Making a move later in life is not easy ~ especially if you are leaving a long time family home. But whether this has been your home for a half a century or only five years, it has become a part of your life and memories. Because this is such an important life transition, experts suggest that you may want to think about how you want to bid farewell and bring closure to leaving your current home. You may not feel that this is a high priority in the midst of everything else you must do related to your move, but this process shouldn’t be missed. Bringing some level of closure with your current home and allowing yourself to grieve this loss is an essential part of the transition process. It’s okay to feel sad when leaving a home and moving on; allow yourself this opportunity to say goodbye.
- Consider the pros and cons of both your old and new homes. Think about, or list on paper what you will not miss about your current home (the yard work, going down to the basement to do laundry). Also, think about what you will miss. Next, consider what you already know about your new home (the safety, less to take care of, no steps) and what you know you willnot like (loss of independence, distance from current friends). By going through this exercise, you’ll have a clearer picture of what you are leaving behind. And the points you listed about your new home will allow you to focus on the positive and better understand what you may need to be overcome in terms of negative expectations.
- Plan a ritual to say goodbye to your current home. Whether it’s an informal walk-through of each room recalling your favourite memories and letting the tears flow or a moving party where your friends, family and neighbours share stories and memories of you and your home, take the time to formally say goodbye as you mark this major transition in your life.
- Pass on the history of your house. Consider the information that you might want to pass on to the owners of your home. I’m not talking about passing on the owner’s manuals for the appliances. I’m talking about passing on information like what your life was like in this home, what you know about the history of the house and the neighbourhood and what changes you’ve made to the house.

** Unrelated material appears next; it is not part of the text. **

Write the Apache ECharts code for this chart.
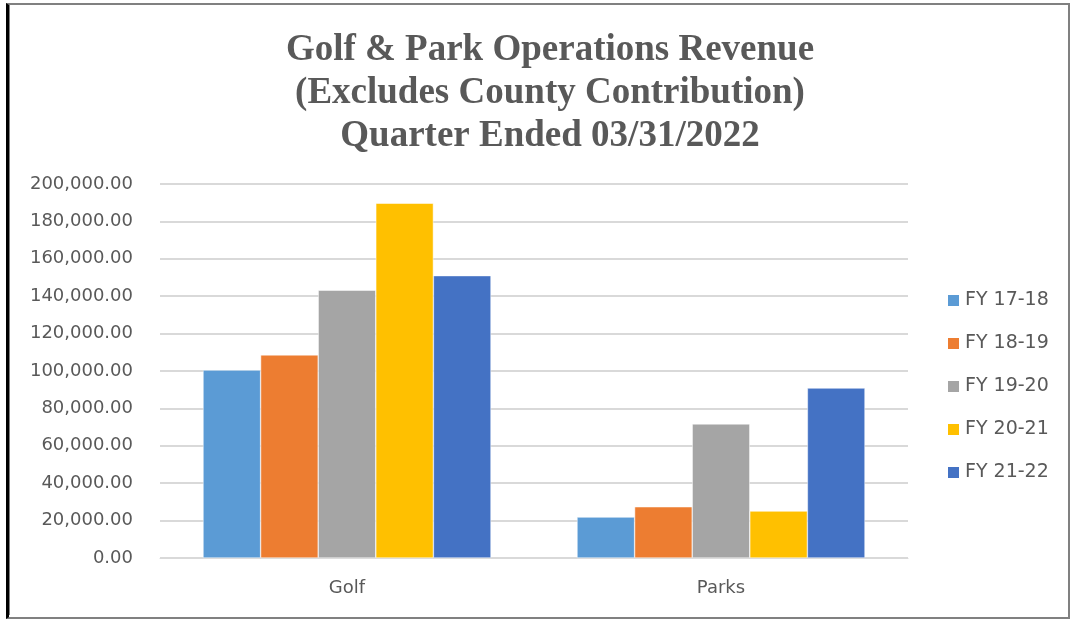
<!DOCTYPE html>
<html>
<head>
<meta charset="utf-8">
<script src="https://cdn.jsdelivr.net/npm/echarts@6/dist/echarts.min.js"></script>
<style>
html,body{margin:0;padding:0;background:#fff;}
#c{width:1071px;height:621px;position:absolute;left:0;top:0;}
#frame{position:absolute;left:6px;top:3px;width:1059px;height:612px;border-top:2px solid #808080;border-left:3px solid #000;border-right:2px solid #808080;border-bottom:2px solid #808080;pointer-events:none;}
#frame2{position:absolute;left:9px;top:5px;width:1px;height:610px;background:#808080;pointer-events:none;}
</style>
</head>
<body>
<div id="c"></div>
<div id="frame"></div>
<div id="frame2"></div>
<script>
var categories = ['Golf', 'Parks'];
var seriesNames = ['FY 17-18', 'FY 18-19', 'FY 19-20', 'FY 20-21', 'FY 21-22'];
var fy1718 = [100500, 21900];
var fy1819 = [108600, 27400];
var fy1920 = [143200, 71700];
var fy2021 = [189700, 25100];
var fy2122 = [151000, 90900];
var colors = ['#5B9BD5', '#ED7D31', '#A5A5A5', '#FFC000', '#4472C4'];
var allValues = [fy1718, fy1819, fy1920, fy2021, fy2122];

var chart = echarts.init(document.getElementById('c'));
var series = seriesNames.map(function(n, i){
  return {
    name: n, type: 'bar', data: allValues[i],
    itemStyle: {color: colors[i], borderColor: '#ffffff', borderWidth: 0.5},
    barGap: '0%', barCategoryGap: '23%'
  };
});
chart.setOption({
  animation: false,
  title: {
    text: 'Golf & Park Operations Revenue\n(Excludes County Contribution)\nQuarter Ended 03/31/2022',
    left: 545, top: 24, textAlign: 'center',
    textStyle: {fontFamily: 'Liberation Serif', fontSize: 37, fontWeight: 'bold', lineHeight: 43, color: '#595959'}
  },
  legend: {
    orient: 'vertical', left: 941, top: 286, itemGap: 24, itemWidth: 13, itemHeight: 13,
    icon: 'rect',
    textStyle: {fontFamily: 'DejaVu Sans', fontSize: 19, color: '#595959'},
    data: seriesNames
  },
  grid: {left: 160, right: 163, top: 184, bottom: 63, containLabel: false},
  xAxis: {
    type: 'category', data: categories,
    axisLine: {lineStyle: {color: '#D9D9D9', width: 1}},
    axisTick: {show: false},
    axisLabel: {fontFamily: 'DejaVu Sans', fontSize: 18, color: '#595959', margin: 21}
  },
  yAxis: {
    type: 'value', min: 0, max: 200000, interval: 20000,
    axisLine: {show: false}, axisTick: {show: false},
    splitLine: {lineStyle: {color: '#D9D9D9', width: 2}},
    axisLabel: {fontFamily: 'DejaVu Sans', fontSize: 18, color: '#595959', margin: 27,
      formatter: function(v){ return v.toLocaleString('en-US', {minimumFractionDigits: 2, maximumFractionDigits: 2}); }}
  },
  series: series
});
</script>
</body>
</html>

- Consider those who will benefit from the home you are passing on. It may be hard when you’re leaving a long-time residence to consider the value of what you are passing on to the new owner, but you truly cannot underestimate its’ value and impact. I can’t tell you how much it meant to me to go back and visit the house I grew up in, where my parents lived for 44 years, and to see how much the young family who bought the house is enjoying it. The owners are a young couple with two children who love their new home! They have done some remodeling and the house and yard looks fully lived in again like it did when I was a child growing up there. It was such a wonderful yard and space to play in and it warms my heart to know that this young family is enjoying it as much as we did.
- Fully realize that you can create a new home for yourself. Last but not least, fully realize that you can create a new home for yourself wherever this move takes you. As your home becomes further and further dismantled during the packing or Staging process, you will see that this home you love is really just a house. What made it a home where all of your personal touches. Once your things are packed away, it is just a blank wall or an empty room. This will help you see that “your home” is packed in those boxes and that you are taking your true home with you to be created again wherever you are!